Say someone posts about an AWESOME experience that they have and we don't. What do we do? Well, we stew and then we counter-attack with our own cheery coolness out on the web. Mothers counter-attack single women posting Venice pictures with pictures of their adorable children. Is snowboarding THE MOST FUN EVER or is surfing? Or giant lawn darts? Or alligator wrestling? Whatever it is, it's probably not the thing you're doing. And in the place where you use to live/go to college/work? They're having a blast without you--in fact, they keep sending you evites to events that you can't go to but are probably going to be SO FUN!!!

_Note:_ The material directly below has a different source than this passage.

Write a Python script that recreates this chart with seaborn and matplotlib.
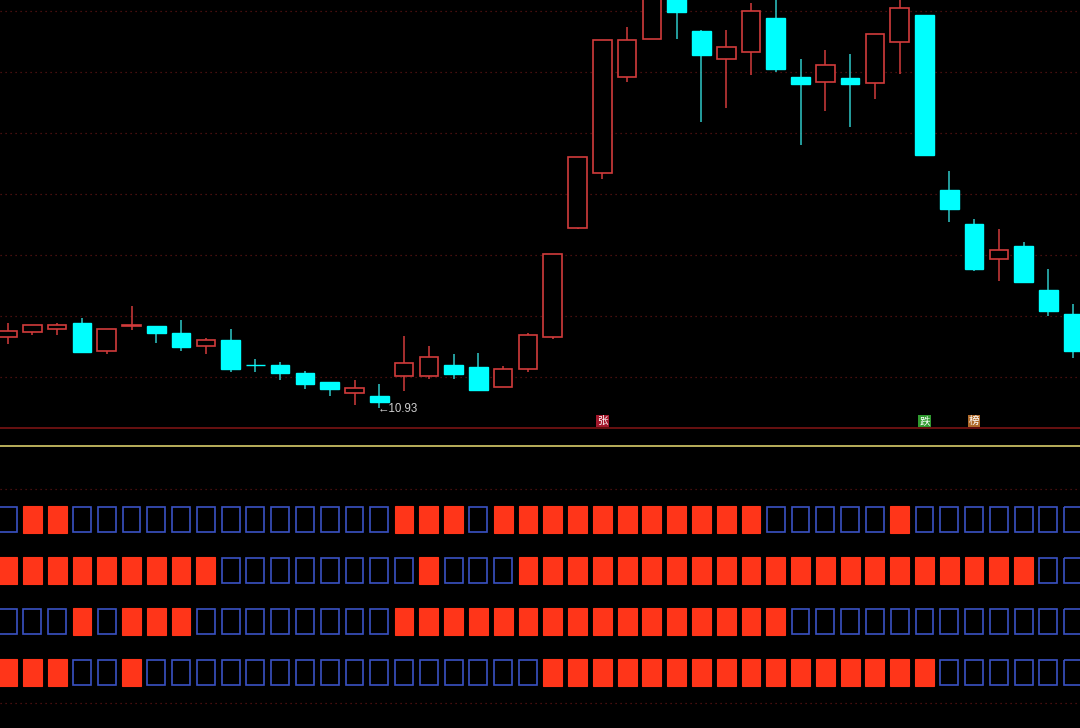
import numpy as np
import pandas as pd
import matplotlib
matplotlib.use("Agg")
import matplotlib.pyplot as plt
import matplotlib.transforms as mtransforms
import seaborn as sns

# ---------------- data ----------------
opens = [11.99, 12.07, 12.12, 12.20, 11.79, 12.16, 12.16, 12.05, 11.86, 11.95,
         11.58, 11.57, 11.45, 11.32, 11.16, 11.11, 11.41, 11.41, 11.58, 11.54,
         11.25, 11.52, 12.00, 13.63, 14.45, 15.90, 16.46, 17.18, 16.58, 16.17,
         16.27, 16.78, 15.90, 15.82, 15.88, 15.81, 16.42, 16.83, 14.20, 13.69,
         13.17, 13.36, 12.70, 12.34]
highs = [12.20, 12.18, 12.20, 12.28, 12.11, 12.46, 12.16, 12.25, 11.98, 12.11,
         11.67, 11.62, 11.49, 11.32, 11.35, 11.29, 12.01, 11.86, 11.74, 11.75,
         11.56, 12.05, 13.24, 14.70, 16.45, 16.64, 17.25, 17.30, 16.60, 16.60,
         17.01, 17.10, 16.17, 16.30, 16.24, 16.54, 17.10, 16.83, 14.49, 13.77,
         13.61, 13.42, 13.02, 12.49]
lows = [11.89, 12.02, 12.02, 11.75, 11.74, 12.10, 11.91, 11.79, 11.74, 11.47,
        11.47, 11.35, 11.22, 11.11, 10.97, 10.93, 11.19, 11.37, 11.37, 11.20,
        11.25, 11.47, 11.97, 13.62, 14.37, 15.82, 16.46, 16.46, 15.22, 15.43,
        15.93, 15.97, 14.88, 15.39, 15.15, 15.57, 15.94, 14.73, 13.72, 12.99,
        12.84, 12.82, 12.31, 11.68]
closes = [12.08, 12.18, 12.18, 11.77, 12.11, 12.18, 12.06, 11.84, 11.95, 11.52,
          11.58, 11.46, 11.29, 11.21, 11.23, 11.02, 11.60, 11.69, 11.44, 11.20,
          11.51, 12.02, 13.24, 14.70, 16.45, 16.45, 17.20, 16.87, 16.22, 16.35,
          16.88, 16.02, 15.79, 16.07, 15.79, 16.54, 16.93, 14.73, 13.91, 13.01,
          13.30, 12.82, 12.39, 11.79]

low_label = "←10.93"
low_index = 15

signal_labels = ["张", "跌", "榜"]
signal_index = [24, 37, 39]
signal_colors = ["#a3182c", "#2f9a2f", "#b06a2a"]

# indicator rows: 1 = filled red block, 0 = hollow blue block
row1 = [0, 1, 1, 0, 0, 0, 0, 0, 0, 0, 0, 0, 0, 0, 0, 0, 1, 1, 1, 0, 1, 1,
        1, 1, 1, 1, 1, 1, 1, 1, 1, 0, 0, 0, 0, 0, 1, 0, 0, 0, 0, 0, 0, 0]
row2 = [1, 1, 1, 1, 1, 1, 1, 1, 1, 0, 0, 0, 0, 0, 0, 0, 0, 1, 0, 0, 0, 1,
        1, 1, 1, 1, 1, 1, 1, 1, 1, 1, 1, 1, 1, 1, 1, 1, 1, 1, 1, 1, 0, 0]
row3 = [0, 0, 0, 1, 0, 1, 1, 1, 0, 0, 0, 0, 0, 0, 0, 0, 1, 1, 1, 1, 1, 1,
        1, 1, 1, 1, 1, 1, 1, 1, 1, 1, 0, 0, 0, 0, 0, 0, 0, 0, 0, 0, 0, 0]
row4 = [1, 1, 1, 0, 0, 1, 0, 0, 0, 0, 0, 0, 0, 0, 0, 0, 0, 0, 0, 0, 0, 0,
        1, 1, 1, 1, 1, 1, 1, 1, 1, 1, 1, 1, 1, 1, 1, 1, 0, 0, 0, 0, 0, 0]
rows = [row1, row2, row3, row4]

# ---------------- style ----------------
sns.set_theme(style="dark", rc={
    "figure.facecolor": "black",
    "axes.facecolor": "black",
    "savefig.facecolor": "black",
})
plt.rcParams["font.family"] = ["DejaVu Sans"]

UP = "#d23b3b"
DOWN = "#00ffff"
DOWN_WICK = "#2ec8c8"
GRID = "#5e1414"
BLOCK_RED = "#ff3519"
BLOCK_BLUE = "#3a52c4"

df = pd.DataFrame({"open": opens, "high": highs, "low": lows, "close": closes})
df["idx"] = np.arange(len(df))
df["up"] = df["close"] >= df["open"]
df.loc[df["open"] == df["close"], "up"] = False
df.loc[5, "up"] = True

W, H = 1080, 728
fig = plt.figure(figsize=(W / 100, H / 100), dpi=100)
x0 = 7.6
step = 24.78
xlim = (-x0 / step, (W - x0) / step)

# ---------------- price panel ----------------
ax = fig.add_axes([0, 1 - 428 / H, 1, 428 / H])
ax.set_facecolor("black")
ax.set_xlim(*xlim)
ax.set_ylim(10.63, 17.05)
grid_levels = np.arange(11.395, 17.0, 0.915)
for g in grid_levels:
    ax.axhline(g, color=GRID, lw=0.9, ls=(0, (1, 3)), zorder=0)

body_w = 0.75
for _, r in df.iterrows():
    col = UP if r["up"] else DOWN
    wcol = UP if r["up"] else DOWN_WICK
    ax.vlines(r["idx"], r["low"], r["high"], color=wcol, lw=1.1, zorder=1)
    lo = min(r["open"], r["close"])
    hgt = abs(r["close"] - r["open"])
    if r["up"]:
        ax.bar(r["idx"], hgt, bottom=lo, width=body_w, facecolor="black",
               edgecolor=col, linewidth=1.2, zorder=2)
    else:
        ax.bar(r["idx"], hgt, bottom=lo, width=body_w, facecolor=col,
               edgecolor=col, linewidth=1.0, zorder=2)

ax.annotate(low_label, xy=(low_index, lows[low_index]), xytext=(-1, -1),
            textcoords="offset points", ha="left", va="center",
            color="#d0d0d0", fontsize=8.3,
            family=["Liberation Sans", "DejaVu Sans"])

trans = mtransforms.blended_transform_factory(ax.transData, ax.transAxes)
for lab, i, c in zip(signal_labels, signal_index, signal_colors):
    ax.text(i, 7 / 428, lab, transform=trans, ha="center", va="center",
            color="white", fontsize=7.6,
            family=["Noto Sans CJK SC", "DejaVu Sans"],
            bbox=dict(boxstyle="square,pad=0.1", facecolor=c, edgecolor="none"))

for s in ["top", "left", "right"]:
    ax.spines[s].set_visible(False)
ax.spines["bottom"].set_color("#7a1414")
ax.spines["bottom"].set_linewidth(1.2)
ax.set_xticks([])
ax.set_yticks([])

# ---------------- indicator panel ----------------
ax2 = fig.add_axes([0, 0, 1, (H - 446) / H])
ax2.set_facecolor("black")
ax2.set_xlim(*xlim)
ry0, rstep = 519.3, 51.1
ax2.set_ylim((728 - ry0) / rstep, (446 - ry0) / rstep)
for g in [(489 - ry0) / rstep, (703 - ry0) / rstep]:
    ax2.axhline(g, color=GRID, lw=0.9, ls=(0, (1, 3)), zorder=0)

blk_w = 0.76
blk_h = 0.52
for ri, row in enumerate(rows):
    for i, v in enumerate(row):
        if v:
            ax2.bar(i, blk_h, bottom=ri - blk_h / 2, width=blk_w,
                    facecolor=BLOCK_RED, edgecolor=BLOCK_RED, linewidth=0.8)
        else:
            ax2.bar(i, blk_h - 0.02, bottom=ri - blk_h / 2 + 0.01, width=blk_w - 0.04,
                    facecolor="none", edgecolor=BLOCK_BLUE, linewidth=1.2)

for s in ["bottom", "left", "right"]:
    ax2.spines[s].set_visible(False)
ax2.spines["top"].set_color("#d8cc6a")
ax2.spines["top"].set_linewidth(1.2)
ax2.set_xticks([])
ax2.set_yticks([])

fig.savefig("out.png", dpi=100, facecolor="black")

But you know what? Nothing is capslock fun all the time. Even the things you really, really want, they come with their own attendant difficulties. A. and her family wanted a baby and tried in vitro and really struggled, and the family fasted and prayed and put her name on the temple roll--and she got morning sickness. But she got pregnant. She's miserable, but it's the miserable that she long desired. I really wanted it to rain and prayed and fasted, and it rained and I got a lot of mosquito bites. And a staph infection. But, then, that's kind of the way it is with THE MOST FUN EVER...snowboarding takes time, skydiving takes money, being single is lonely, having kids is frustrating, lawn darts induce allergies. This isn't to be pessimistic. On the contrary, I feel a pretty big burden lifting knowing I don't have to have obscene amounts of fun, all the time.



Sidenote: although, don't you think blogs are often, if anything, a little more melancholy than real life? all that musing, I suppose

Comments

Day said…
I always wonder about that--the potential happiness gap between presented selves and selves. Good post.
Makayla Steiner said…
Yes... I think blogs tend to be an outlet for depression, misery, and over-thinking. Sometimes I read my own and think, "My goodness. I KNOW I am not THAT ________" (frustrated, annoyed, unhappy, etc.)

But I really liked this post. It was uplifting. The recognition of opposition in all things.